* start *
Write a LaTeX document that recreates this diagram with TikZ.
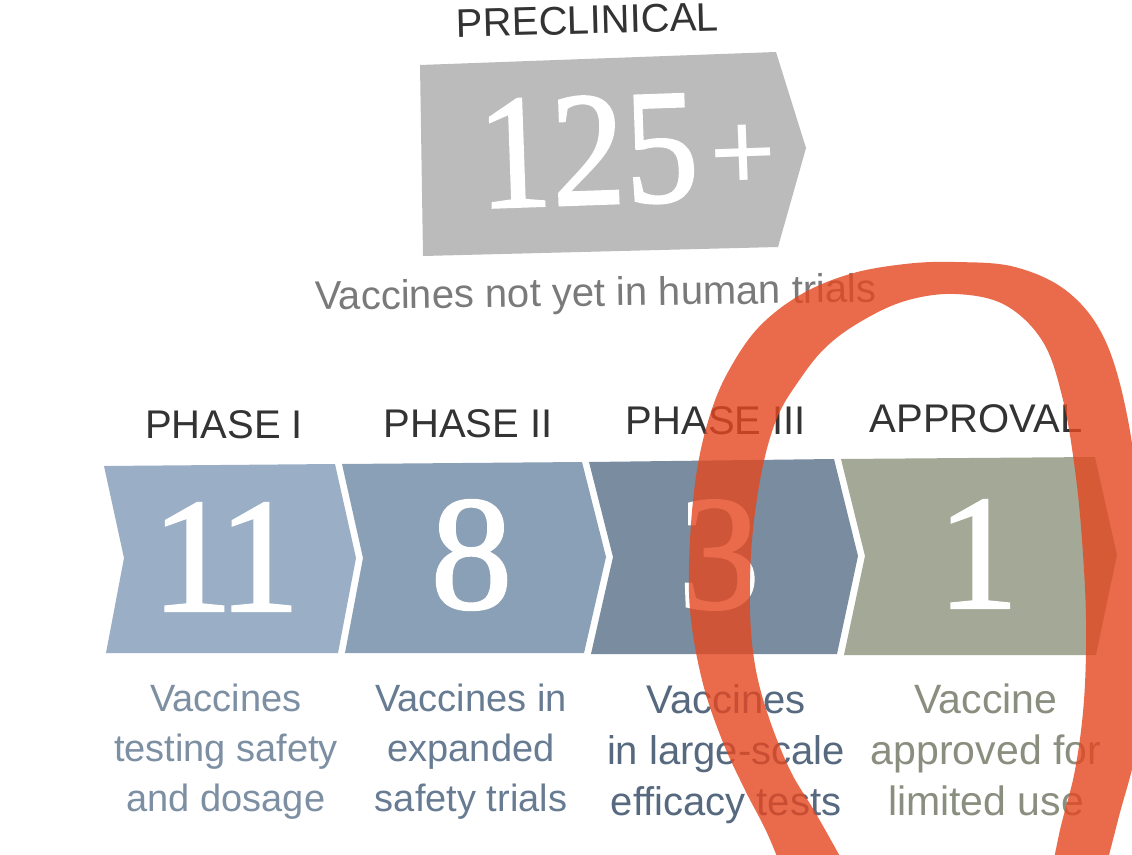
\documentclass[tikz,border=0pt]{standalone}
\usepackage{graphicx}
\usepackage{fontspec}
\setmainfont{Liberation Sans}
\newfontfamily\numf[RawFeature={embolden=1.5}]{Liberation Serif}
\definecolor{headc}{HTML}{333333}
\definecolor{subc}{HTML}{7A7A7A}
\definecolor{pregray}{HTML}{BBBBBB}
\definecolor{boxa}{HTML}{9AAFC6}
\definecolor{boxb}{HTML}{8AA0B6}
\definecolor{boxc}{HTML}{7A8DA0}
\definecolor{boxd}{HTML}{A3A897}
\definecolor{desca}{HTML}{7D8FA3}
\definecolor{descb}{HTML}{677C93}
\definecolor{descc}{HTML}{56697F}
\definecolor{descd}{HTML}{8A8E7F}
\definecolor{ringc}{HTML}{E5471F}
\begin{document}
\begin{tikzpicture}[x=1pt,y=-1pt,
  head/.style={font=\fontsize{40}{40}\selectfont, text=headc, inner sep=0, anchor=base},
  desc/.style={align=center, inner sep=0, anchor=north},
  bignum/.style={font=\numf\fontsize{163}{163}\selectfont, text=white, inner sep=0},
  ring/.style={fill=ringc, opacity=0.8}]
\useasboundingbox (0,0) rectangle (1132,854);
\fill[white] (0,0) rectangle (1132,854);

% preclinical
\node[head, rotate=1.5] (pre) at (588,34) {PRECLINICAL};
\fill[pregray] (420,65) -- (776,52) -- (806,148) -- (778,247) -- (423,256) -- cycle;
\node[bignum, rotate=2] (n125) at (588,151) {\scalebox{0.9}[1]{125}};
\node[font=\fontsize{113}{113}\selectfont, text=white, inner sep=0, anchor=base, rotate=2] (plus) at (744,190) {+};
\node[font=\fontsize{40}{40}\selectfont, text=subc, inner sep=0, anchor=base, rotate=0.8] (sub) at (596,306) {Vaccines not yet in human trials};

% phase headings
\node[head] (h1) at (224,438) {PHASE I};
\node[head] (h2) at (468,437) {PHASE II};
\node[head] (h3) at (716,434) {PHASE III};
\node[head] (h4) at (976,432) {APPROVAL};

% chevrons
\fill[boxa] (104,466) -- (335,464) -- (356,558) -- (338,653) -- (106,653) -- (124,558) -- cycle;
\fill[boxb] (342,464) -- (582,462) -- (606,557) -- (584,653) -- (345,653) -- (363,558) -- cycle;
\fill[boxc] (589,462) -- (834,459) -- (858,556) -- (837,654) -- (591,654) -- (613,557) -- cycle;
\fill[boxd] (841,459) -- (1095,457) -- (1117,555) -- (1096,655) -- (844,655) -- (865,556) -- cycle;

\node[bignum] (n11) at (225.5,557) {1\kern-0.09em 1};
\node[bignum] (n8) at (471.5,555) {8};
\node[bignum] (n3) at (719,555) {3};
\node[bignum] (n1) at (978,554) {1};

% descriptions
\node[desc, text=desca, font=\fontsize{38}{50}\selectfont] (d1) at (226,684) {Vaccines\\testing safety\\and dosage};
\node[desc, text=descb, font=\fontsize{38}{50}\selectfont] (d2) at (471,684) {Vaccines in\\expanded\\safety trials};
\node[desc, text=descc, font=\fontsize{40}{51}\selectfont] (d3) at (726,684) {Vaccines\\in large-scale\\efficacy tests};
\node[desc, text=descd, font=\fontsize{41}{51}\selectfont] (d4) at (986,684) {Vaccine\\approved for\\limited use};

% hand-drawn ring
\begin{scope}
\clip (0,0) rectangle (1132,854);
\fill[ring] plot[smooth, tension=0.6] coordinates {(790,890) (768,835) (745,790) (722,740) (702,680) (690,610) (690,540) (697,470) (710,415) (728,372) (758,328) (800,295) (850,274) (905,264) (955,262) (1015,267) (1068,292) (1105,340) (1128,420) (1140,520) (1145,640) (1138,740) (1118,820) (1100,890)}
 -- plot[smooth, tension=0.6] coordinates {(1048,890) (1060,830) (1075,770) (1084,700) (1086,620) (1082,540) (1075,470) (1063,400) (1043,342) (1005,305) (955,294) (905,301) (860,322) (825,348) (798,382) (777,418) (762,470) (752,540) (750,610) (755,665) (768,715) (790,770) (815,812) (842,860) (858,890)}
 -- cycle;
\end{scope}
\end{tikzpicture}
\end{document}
* end *
> **TASK STATEMENT**
Write out exactly the lines between the start of the data and the line with "(865,556) -- cycle;", including both, but none of the pictures.

> **TASK ANSWER**
Write a LaTeX document that recreates this diagram with TikZ.
\documentclass[tikz,border=0pt]{standalone}
\usepackage{graphicx}
\usepackage{fontspec}
\setmainfont{Liberation Sans}
\newfontfamily\numf[RawFeature={embolden=1.5}]{Liberation Serif}
\definecolor{headc}{HTML}{333333}
\definecolor{subc}{HTML}{7A7A7A}
\definecolor{pregray}{HTML}{BBBBBB}
\definecolor{boxa}{HTML}{9AAFC6}
\definecolor{boxb}{HTML}{8AA0B6}
\definecolor{boxc}{HTML}{7A8DA0}
\definecolor{boxd}{HTML}{A3A897}
\definecolor{desca}{HTML}{7D8FA3}
\definecolor{descb}{HTML}{677C93}
\definecolor{descc}{HTML}{56697F}
\definecolor{descd}{HTML}{8A8E7F}
\definecolor{ringc}{HTML}{E5471F}
\begin{document}
\begin{tikzpicture}[x=1pt,y=-1pt,
  head/.style={font=\fontsize{40}{40}\selectfont, text=headc, inner sep=0, anchor=base},
  desc/.style={align=center, inner sep=0, anchor=north},
  bignum/.style={font=\numf\fontsize{163}{163}\selectfont, text=white, inner sep=0},
  ring/.style={fill=ringc, opacity=0.8}]
\useasboundingbox (0,0) rectangle (1132,854);
\fill[white] (0,0) rectangle (1132,854);

% preclinical
\node[head, rotate=1.5] (pre) at (588,34) {PRECLINICAL};
\fill[pregray] (420,65) -- (776,52) -- (806,148) -- (778,247) -- (423,256) -- cycle;
\node[bignum, rotate=2] (n125) at (588,151) {\scalebox{0.9}[1]{125}};
\node[font=\fontsize{113}{113}\selectfont, text=white, inner sep=0, anchor=base, rotate=2] (plus) at (744,190) {+};
\node[font=\fontsize{40}{40}\selectfont, text=subc, inner sep=0, anchor=base, rotate=0.8] (sub) at (596,306) {Vaccines not yet in human trials};

% phase headings
\node[head] (h1) at (224,438) {PHASE I};
\node[head] (h2) at (468,437) {PHASE II};
\node[head] (h3) at (716,434) {PHASE III};
\node[head] (h4) at (976,432) {APPROVAL};

% chevrons
\fill[boxa] (104,466) -- (335,464) -- (356,558) -- (338,653) -- (106,653) -- (124,558) -- cycle;
\fill[boxb] (342,464) -- (582,462) -- (606,557) -- (584,653) -- (345,653) -- (363,558) -- cycle;
\fill[boxc] (589,462) -- (834,459) -- (858,556) -- (837,654) -- (591,654) -- (613,557) -- cycle;
\fill[boxd] (841,459) -- (1095,457) -- (1117,555) -- (1096,655) -- (844,655) -- (865,556) -- cycle;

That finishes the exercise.